Roberts Institute of Art
- Formation: 2007; 19 years ago
- Founder: David Roberts
- Type: Non-profit contemporary arts organisation
- Headquarters: London
- Website: www.therobertsinstituteofart.com

= Roberts Institute of Art =

The Roberts Institute of Art, formerly operating as David Roberts Art Foundation (DRAF), is a non-profit contemporary arts organisation based in London. It commissions pioneering performance art, collaborates with national partners on exhibitions and works to research and share the David and Indrė Roberts Collection.

British property developer and art collector David Roberts founded the organisation in 2007 and since then it has had over 135,000 visitors, partnered with over 100 museums and organisations and worked with over 1,000 artists.

==History==
Founded in London, UK in 2007, the Roberts Institute of Art operated as the David Roberts Art Foundation (DRAF) until April 2021. Named after its founder David Roberts, DRAF was set up to share what was then known as the David Roberts Collection and is now called the David and Indrė Roberts Collection. Roberts is a commercial property developer who founded and became CEO of Edinburgh House Estates. He began collecting in the early 1990s and, after founding the organization, appointed curator Vincent Honoré to direct a programme of free public events.
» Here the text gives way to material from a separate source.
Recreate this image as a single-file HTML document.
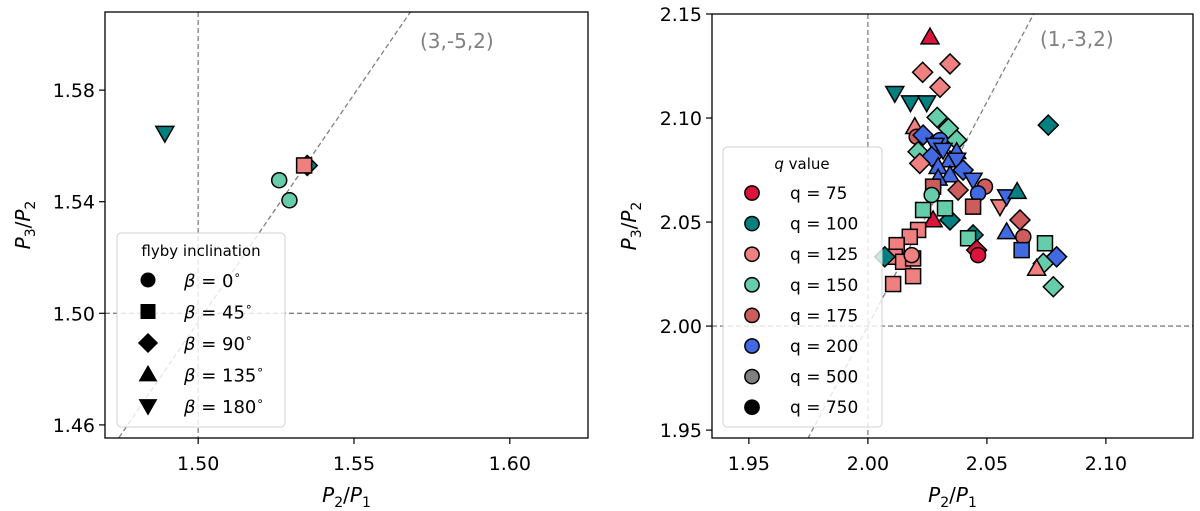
<!DOCTYPE html>
<html><head><meta charset="utf-8"><style>
body{margin:0;background:#fff;}
svg{display:block;font-family:"DejaVu Sans","Liberation Sans",sans-serif;}
</style></head><body>
<svg id="fig" width="1200" height="511" viewBox="0 0 1200 511">
<g id="left"></g>
<g id="right"></g>
</svg>
<script>
// ---------- data ----------
const leftXTicks = [1.50, 1.55, 1.60];
const leftYTicks = [1.46, 1.50, 1.54, 1.58];
const leftShapes = ['v', 'o', 'o', 'D', 's'];
const leftColors = ['#008080', '#66cdaa', '#66cdaa', '#008080', '#f08080'];
const leftX = [1.4893, 1.526, 1.5293, 1.535, 1.534];
const leftY = [1.5646, 1.5477, 1.5405, 1.553, 1.553];

const rightXTicks = [1.95, 2.00, 2.05, 2.10];
const rightYTicks = [1.95, 2.00, 2.05, 2.10, 2.15];
const rightShapes = ['D','D','D','v','v','v','D','D','D','^','o','D','D','o','v','v','^','D','D','^','v','D','^','D','^','v','^','o','o','D','s','s','o','^','D','s','s','v','v','^','D','^','o','s','s','D','D','^','D','D','s','D','o','s','s','s','s','s','s','s','s','o','^','D'];
const rightColors = ['s','s','s','t','t','t','t','g','g','s','b','B','g','B','B','B','B','g','B','B','B','s','B','B','B','B','B','b','B','b','b','b','g','r','t','g','g','s','B','t','b','B','b','B','g','B','g','s','g','t','g','r','r','s','s','s','s','s','s','s','s','s','r','t'];
const rightX = [2.0230,2.0345,2.0303,2.0113,2.0179,2.0247,2.0758,2.0291,2.0338,2.0197,2.0205,2.0232,2.0373,2.0303,2.0282,2.0316,2.0373,2.0211,2.0268,2.0345,2.0373,2.0218,2.0295,2.0400,2.0345,2.0442,2.0295,2.0492,2.0463,2.0379,2.0274,2.0442,2.0268,2.0274,2.0345,2.0232,2.0324,2.0555,2.0583,2.0627,2.0639,2.0583,2.0653,2.0646,2.0744,2.0793,2.0737,2.0709,2.0779,2.0442,2.0421,2.0457,2.0463,2.0211,2.0176,2.0121,2.0113,2.0148,2.0190,2.0190,2.0106,2.0184,2.0261,2.0071];
const rightY = [2.1220,2.1260,2.1148,2.1119,2.1074,2.1074,2.0966,2.1003,2.0950,2.0958,2.0910,2.0918,2.0894,2.0894,2.0870,2.0846,2.0838,2.0838,2.0814,2.0798,2.0798,2.0782,2.0766,2.0750,2.0726,2.0702,2.0710,2.0670,2.0638,2.0654,2.0670,2.0574,2.0630,2.0510,2.0510,2.0558,2.0566,2.0574,2.0622,2.0646,2.0510,2.0453,2.0429,2.0365,2.0398,2.0333,2.0301,2.0277,2.0189,2.0438,2.0422,2.0365,2.0341,2.0462,2.0429,2.0389,2.0333,2.0309,2.0325,2.0240,2.0202,2.0341,2.1389,2.0333];
const qLabels = ['q = 75','q = 100','q = 125','q = 150','q = 175','q = 200','q = 500','q = 750'];
const qColors = ['#dc143c','#008080','#f08080','#66cdaa','#cd5c5c','#4169e1','#808080','#000000'];
const betaLabels = ['0','45','90','135','180'];
const betaShapes = ['o','s','D','^','v'];
const colorMap = {s:'#f08080', t:'#008080', g:'#66cdaa', b:'#cd5c5c', B:'#4169e1', r:'#dc143c'};

// ---------- helpers ----------
const NS = 'http://www.w3.org/2000/svg';
function mk(parent, tag, attrs, text) {
  const e = document.createElementNS(NS, tag);
  for (const k in attrs) e.setAttribute(k, attrs[k]);
  if (text !== undefined) e.textContent = text;
  parent.appendChild(e);
  return e;
}
function marker(parent, shape, cx, cy, fill, stroke, sc) {
  sc = sc || 1;
  let e;
  if (shape === 'o') e = mk(parent, 'circle', {cx: cx, cy: cy, r: 7.5*sc});
  else if (shape === 's') { const h = 7.5*sc; e = mk(parent, 'rect', {x: cx-h, y: cy-h, width: 2*h, height: 2*h}); }
  else if (shape === 'D') { const h = 10*sc; e = mk(parent, 'polygon', {points: `${cx},${cy-h} ${cx+h},${cy} ${cx},${cy+h} ${cx-h},${cy}`}); }
  else if (shape === '^') { const h = 9*sc; e = mk(parent, 'polygon', {points: `${cx},${cy-h} ${cx+h},${cy+h*0.75} ${cx-h},${cy+h*0.75}`}); }
  else { const h = 9*sc; e = mk(parent, 'polygon', {points: `${cx},${cy+h} ${cx+h},${cy-h*0.75} ${cx-h},${cy-h*0.75}`}); }
  e.setAttribute('fill', fill);
  e.setAttribute('stroke', stroke);
  e.setAttribute('stroke-width', '1.5');
  return e;
}

function panel(g, cfg) {
  const {L, R, T, B, x0, x1, y0, y1} = cfg;
  const sx = v => L + (v - x0) / (x1 - x0) * (R - L);
  const sy = v => B - (v - y0) / (y1 - y0) * (B - T);
  const clipId = cfg.id + '-clip';
  const defs = mk(g, 'defs', {});
  const cp = mk(defs, 'clipPath', {id: clipId});
  mk(cp, 'rect', {x: L, y: T, width: R-L, height: B-T});
  const plot = mk(g, 'g', {'clip-path': `url(#${clipId})`});
  
  
  // reference lines
  const vl = mk(plot, 'line', {x1: sx(cfg.ref), x2: sx(cfg.ref), y1: T, y2: B, stroke: '#808080', 'stroke-width': 1.3, 'stroke-dasharray': '5,3'});
  
  
  const hl = mk(plot, 'line', {x1: L, x2: R, y1: sy(cfg.ref), y2: sy(cfg.ref), stroke: '#808080', 'stroke-width': 1.3, 'stroke-dasharray': '5,3'});
  
  
  const rl = mk(plot, 'line', {x1: sx(cfg.res[0]), y1: sy(cfg.res[1]), x2: sx(cfg.res[2]), y2: sy(cfg.res[3]), stroke: '#808080', 'stroke-width': 1.3, 'stroke-dasharray': '5,3'});
  
  
  const rt = mk(g, 'text', {x: cfg.resLabel[0], y: cfg.resLabel[1], fill: '#808080', 'font-size': 20}, cfg.resText);
  
  
  // points
  for (let i = 0; i < cfg.px.length; i++) {
    const m = marker(plot, cfg.shapes[i], sx(cfg.px[i]), sy(cfg.py[i]), cfg.colors[i], '#000');
    
    
  }
  // frame
  const fr = mk(g, 'rect', {x: L, y: T, width: R-L, height: B-T, fill: 'none', stroke: '#000', 'stroke-width': 1.3});
  
  
  // ticks
  cfg.xt.forEach(v => {
    const x = sx(v);
    mk(g, 'line', {x1: x, x2: x, y1: B, y2: B+6, stroke: '#000', 'stroke-width': 1.2});
    const t = mk(g, 'text', {x: x, y: B+32, 'text-anchor': 'middle', 'font-size': 19}, v.toFixed(2));
    
    
  });
  cfg.yt.forEach(v => {
    const y = sy(v);
    mk(g, 'line', {x1: L-6, x2: L, y1: y, y2: y, stroke: '#000', 'stroke-width': 1.2});
    const t = mk(g, 'text', {x: L-10, y: y+7, 'text-anchor': 'end', 'font-size': 19}, v.toFixed(2));
    
    
  });
  // axis titles
  const xtl = mk(g, 'text', {x: (L+R)/2, y: 502, 'text-anchor': 'middle', 'font-size': 20});
  
  
  xtl.innerHTML = '<tspan font-style="italic">P</tspan><tspan font-size="14" dy="5">2</tspan><tspan dy="-5">/</tspan><tspan font-style="italic">P</tspan><tspan font-size="14" dy="5">1</tspan>';
  const cx = cfg.ylabX, cy = (T+B)/2;
  const ytl = mk(g, 'text', {x: cx, y: cy, 'text-anchor': 'middle', 'font-size': 20, transform: `rotate(-90 ${cx} ${cy})`});
  
  
  ytl.innerHTML = '<tspan font-style="italic">P</tspan><tspan font-size="14" dy="5">3</tspan><tspan dy="-5">/</tspan><tspan font-style="italic">P</tspan><tspan font-size="14" dy="5">2</tspan>';
}

// left panel
const gl = document.getElementById('left');
panel(gl, {id: 'l', L: 105, R: 588, T: 12, B: 438, x0: 1.4701, x1: 1.6251, y0: 1.4553, y1: 1.6080,
  ref: 1.5, res: [1.4601, 1.4318, 1.5800, 1.6274], resLabel: [420, 48], resText: '(3,-5,2)',
  px: leftX, py: leftY, shapes: leftShapes, colors: leftColors, xt: leftXTicks, yt: leftYTicks, ylabX: 30});
// left legend
const ll = mk(gl, 'g', {});


mk(ll, 'rect', {x: 117, y: 233, width: 168, height: 194, rx: 4, fill: 'rgba(255,255,255,0.8)', stroke: '#d0d0d0', 'stroke-width': 1});
mk(ll, 'text', {x: 201, y: 256, 'text-anchor': 'middle', 'font-size': 15}, 'flyby inclination');
betaLabels.forEach((b, i) => {
  const y = 280 + i * 31.5;
  const it = mk(ll, 'g', {});
  
  
  marker(it, betaShapes[i], 148, y, '#000', '#000', 0.9);
  const t = mk(it, 'text', {x: 184, y: y + 7, 'font-size': 18});
  t.innerHTML = '<tspan font-style="italic">β</tspan> = ' + b + '<tspan font-size="12" dy="-8">∘</tspan>';
});

// right panel
const gr = document.getElementById('right');
const rc = rightColors.map(c => colorMap[c]);
panel(gr, {id: 'r', L: 712, R: 1193, T: 14, B: 438, x0: 1.9345, x1: 2.1366, y0: 1.9462, y1: 2.1500,
  ref: 2.0, res: [1.9700, 1.9357, 2.0800, 2.1722], resLabel: [1040, 46], resText: '(1,-3,2)',
  px: rightX, py: rightY, shapes: rightShapes, colors: rc, xt: rightXTicks, yt: rightYTicks, ylabX: 636});
const rl2 = mk(gr, 'g', {});


mk(rl2, 'rect', {x: 723, y: 147, width: 159, height: 280, rx: 4, fill: 'rgba(255,255,255,0.8)', stroke: '#d0d0d0', 'stroke-width': 1});
const qt = mk(rl2, 'text', {x: 802, y: 169, 'text-anchor': 'middle', 'font-size': 15});
qt.innerHTML = '<tspan font-style="italic">q</tspan> value';
qLabels.forEach((q, i) => {
  const y = 193 + i * 30.6;
  const it = mk(rl2, 'g', {});
  
  
  marker(it, 'o', 752, y, qColors[i], '#000', 0.95);
  mk(it, 'text', {x: 790, y: y + 6, 'font-size': 17}, q);
});
</script>
</body></html>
DRAF originally ran an exhibition space on Great Titchfield Street, central London, presenting group and solo exhibitions and hosting talks and performances. The annual Evening of Performances (2008–ongoing), a showcase of work by artists, musicians and choreographers, began there. The Curators' Series (2009–2020) was also established to support curatorial research and practices. Over 11 years DRAF invited curators, duos and organisations, including Arcadia Missa (UK), Christine Eyene (Cameroon), and Mihnea Mircan (Romania) to create exhibitions.

In 2012 the organisation moved to a former 19th-century furniture factory in Camden, north London which had more space. Between 2015 and 2017 the Camden gallery also housed DRAF Studio, a space for in residence artists, choreographers, musicians, writers and peer organisations. In 2017, a tenth-anniversary edition of Evening of Performances took place at KOKO, London and included performances by Kris Lemsalu and Marvin Gaye Chetwynd. After DRAF's ten-year anniversary, the Camden space closed in late 2017 with the aim of sharing the organisation's programming more widely.

Between March 2018 - May 2019 Fatoş Üstek was Director and Chief Curator of DRAF, launching a UK-wide programme. In April 2021 the David Roberts Art Foundation become the Roberts Institute of Art.

==David and Indrė Roberts Collection==
The Roberts Institute of Art manages the David and Indrė Roberts Collection, a body of more than 2,500 artworks by 850 artists. Works from the David and Indrė Roberts Collection have been shown publicly in shows, including at the Centre Pompidou (Paris), the Guggenheim Museum Bilbao, the Irish Museum of Modern Art (Dublin), the Museum of Contemporary Art Chicago, the National Portrait Gallery (London), the Scottish National Gallery of Modern Art (Edinburgh), the Solomon R. Guggenheim Museum (New York) and Tate Modern (London). The collection has been the subject of in-depth exhibitions at the Hepworth Wakefield (2013) and Mostyn, Wales (2018).

==Structure==
The David Roberts Art Foundation Limited (trading as The Roberts Institute of Art) is a registered charity in England and Wales (No. 1119738) and a company limited by guarantee registered in England and Wales (No. 6051439) and is supported by Edinburgh House Estates Limited.